+++ AVAILABLE RECORDS

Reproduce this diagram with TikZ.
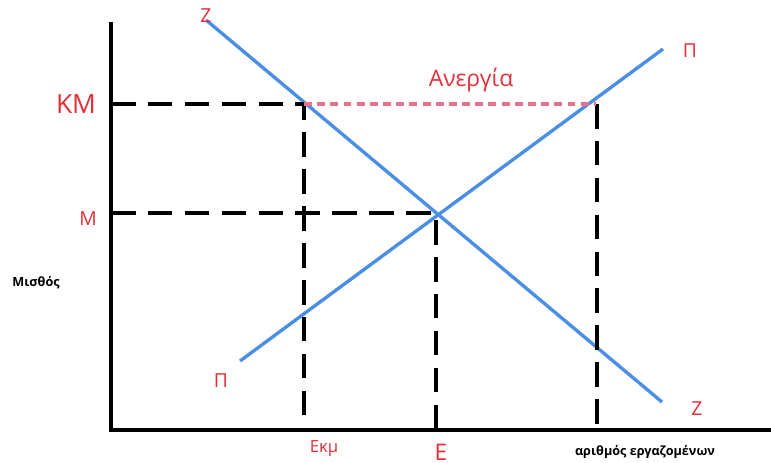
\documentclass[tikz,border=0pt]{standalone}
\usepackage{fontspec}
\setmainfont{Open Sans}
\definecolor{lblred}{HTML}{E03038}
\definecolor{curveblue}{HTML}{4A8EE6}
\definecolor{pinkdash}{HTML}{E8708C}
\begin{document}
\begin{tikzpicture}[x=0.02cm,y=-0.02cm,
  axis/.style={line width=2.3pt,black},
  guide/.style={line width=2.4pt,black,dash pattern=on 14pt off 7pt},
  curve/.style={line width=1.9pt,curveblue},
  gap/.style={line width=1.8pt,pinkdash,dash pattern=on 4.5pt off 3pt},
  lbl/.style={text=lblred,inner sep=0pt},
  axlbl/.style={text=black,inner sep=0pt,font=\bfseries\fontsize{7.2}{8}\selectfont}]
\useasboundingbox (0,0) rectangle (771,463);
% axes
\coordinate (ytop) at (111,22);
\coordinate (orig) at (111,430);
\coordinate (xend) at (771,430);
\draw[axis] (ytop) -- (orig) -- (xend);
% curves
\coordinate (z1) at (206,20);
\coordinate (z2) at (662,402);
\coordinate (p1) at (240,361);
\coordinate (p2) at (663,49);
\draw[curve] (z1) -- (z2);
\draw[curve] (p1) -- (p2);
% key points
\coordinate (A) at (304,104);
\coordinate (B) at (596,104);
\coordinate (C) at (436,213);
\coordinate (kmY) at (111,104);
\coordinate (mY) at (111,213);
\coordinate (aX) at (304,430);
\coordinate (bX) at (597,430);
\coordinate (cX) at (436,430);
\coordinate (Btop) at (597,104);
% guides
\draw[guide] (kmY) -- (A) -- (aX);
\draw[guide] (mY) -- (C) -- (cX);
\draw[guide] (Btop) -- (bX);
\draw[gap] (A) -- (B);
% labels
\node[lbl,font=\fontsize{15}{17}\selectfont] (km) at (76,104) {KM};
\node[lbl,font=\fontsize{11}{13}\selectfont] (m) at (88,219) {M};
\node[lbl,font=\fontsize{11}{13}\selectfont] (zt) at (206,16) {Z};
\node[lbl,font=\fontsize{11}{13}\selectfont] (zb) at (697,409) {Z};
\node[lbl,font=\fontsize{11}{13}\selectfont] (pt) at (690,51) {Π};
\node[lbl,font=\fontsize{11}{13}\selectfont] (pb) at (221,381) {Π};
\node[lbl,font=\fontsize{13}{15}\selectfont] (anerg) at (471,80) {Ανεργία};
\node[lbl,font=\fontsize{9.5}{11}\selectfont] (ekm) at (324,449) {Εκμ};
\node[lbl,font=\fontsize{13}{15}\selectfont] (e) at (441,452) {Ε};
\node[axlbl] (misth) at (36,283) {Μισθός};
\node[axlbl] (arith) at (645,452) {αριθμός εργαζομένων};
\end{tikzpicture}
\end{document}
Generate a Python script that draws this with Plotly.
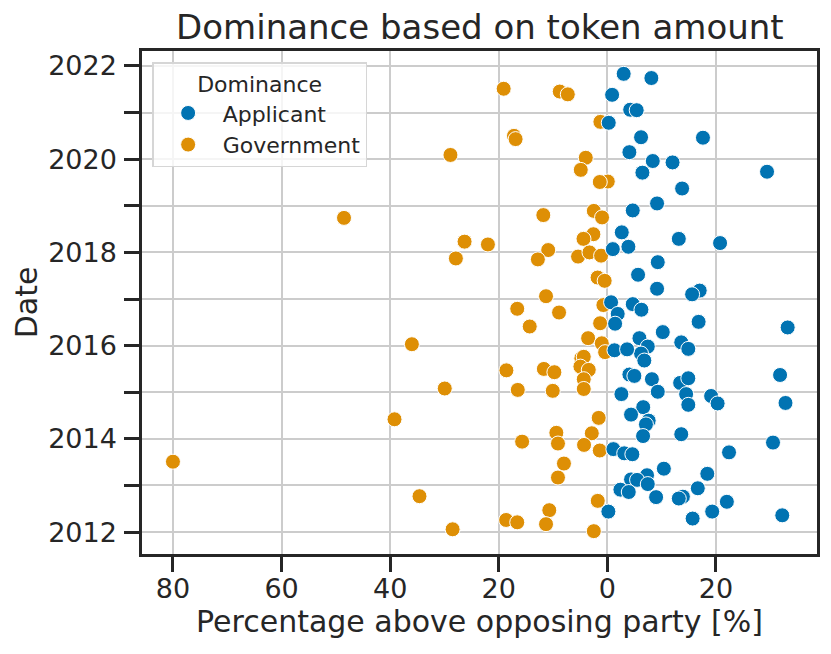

++++++

WHAT YOU WILL DO
Every line above should be returned exactly; the pictures stay out.

THE RESULT
Reproduce this diagram with TikZ.
\documentclass[tikz,border=0pt]{standalone}
\usepackage{fontspec}
\setmainfont{Open Sans}
\definecolor{lblred}{HTML}{E03038}
\definecolor{curveblue}{HTML}{4A8EE6}
\definecolor{pinkdash}{HTML}{E8708C}
\begin{document}
\begin{tikzpicture}[x=0.02cm,y=-0.02cm,
  axis/.style={line width=2.3pt,black},
  guide/.style={line width=2.4pt,black,dash pattern=on 14pt off 7pt},
  curve/.style={line width=1.9pt,curveblue},
  gap/.style={line width=1.8pt,pinkdash,dash pattern=on 4.5pt off 3pt},
  lbl/.style={text=lblred,inner sep=0pt},
  axlbl/.style={text=black,inner sep=0pt,font=\bfseries\fontsize{7.2}{8}\selectfont}]
\useasboundingbox (0,0) rectangle (771,463);
% axes
\coordinate (ytop) at (111,22);
\coordinate (orig) at (111,430);
\coordinate (xend) at (771,430);
\draw[axis] (ytop) -- (orig) -- (xend);
% curves
\coordinate (z1) at (206,20);
\coordinate (z2) at (662,402);
\coordinate (p1) at (240,361);
\coordinate (p2) at (663,49);
\draw[curve] (z1) -- (z2);
\draw[curve] (p1) -- (p2);
% key points
\coordinate (A) at (304,104);
\coordinate (B) at (596,104);
\coordinate (C) at (436,213);
\coordinate (kmY) at (111,104);
\coordinate (mY) at (111,213);
\coordinate (aX) at (304,430);
\coordinate (bX) at (597,430);
\coordinate (cX) at (436,430);
\coordinate (Btop) at (597,104);
% guides
\draw[guide] (kmY) -- (A) -- (aX);
\draw[guide] (mY) -- (C) -- (cX);
\draw[guide] (Btop) -- (bX);
\draw[gap] (A) -- (B);
% labels
\node[lbl,font=\fontsize{15}{17}\selectfont] (km) at (76,104) {KM};
\node[lbl,font=\fontsize{11}{13}\selectfont] (m) at (88,219) {M};
\node[lbl,font=\fontsize{11}{13}\selectfont] (zt) at (206,16) {Z};
\node[lbl,font=\fontsize{11}{13}\selectfont] (zb) at (697,409) {Z};
\node[lbl,font=\fontsize{11}{13}\selectfont] (pt) at (690,51) {Π};
\node[lbl,font=\fontsize{11}{13}\selectfont] (pb) at (221,381) {Π};
\node[lbl,font=\fontsize{13}{15}\selectfont] (anerg) at (471,80) {Ανεργία};
\node[lbl,font=\fontsize{9.5}{11}\selectfont] (ekm) at (324,449) {Εκμ};
\node[lbl,font=\fontsize{13}{15}\selectfont] (e) at (441,452) {Ε};
\node[axlbl] (misth) at (36,283) {Μισθός};
\node[axlbl] (arith) at (645,452) {αριθμός εργαζομένων};
\end{tikzpicture}
\end{document}
Generate a Python script that draws this with Plotly.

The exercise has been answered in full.